Most of the rest of the panel was Joss being hilarious, which is much better expressed as a list of quotes. I'll just detail a few key awesome things, though. First of all, if you didn't know Joss has a habit of having recreational Shakespeare readings at his house with all our favorite Jossverse actors. How much would I pay to be in on just one?! Anyway, he said that's how he was inspired to cast Alan Tudyk, since though Tudyk plays goofy so well, he did such a job with the part of Julius Caesar in Antony and Cleopatra that Joss realized he'd be great for the part. The Shakespeare theme was also continued, with an English teacher asking if the planet names Ariel and Miranda mean anything in Serenity and Joss admitting that no, they just sound cool. "I named a character Illyria," he said, "I'm the laziest man alive." This Shakespeare geek was pleased.
We were promised Alexis Densiof sightings in season 2, and possibly "a little Glau" as well. And though no dates or actual information are available, there is a musical from the Dr. Horrible writers in the vague future sometime. Also, for horror fans, Joss's Cabin in the Woods trailer is now live.

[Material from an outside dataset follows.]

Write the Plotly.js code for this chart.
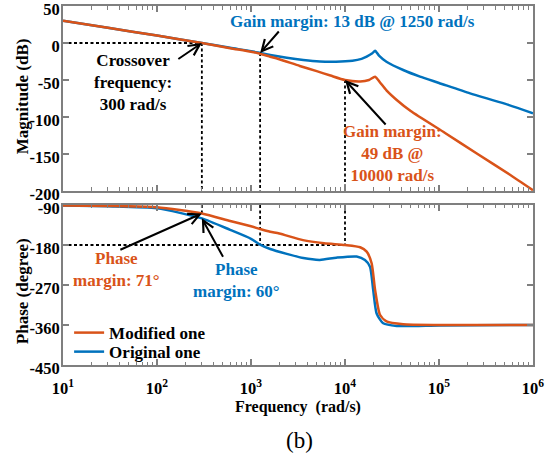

I'm a huge movie wimp so I probably will not get involved in that.
Finally, we attempted to get into the RiffTrax Live presentation, but like last night's ill-fated sing-a-long, it was not meant to be. The room was too small, not enough people vacated the room from the previous panel and the line was closed off in front of us...it's proven very difficult to get into our desired panels at Comic-Con without getting in line crazy early.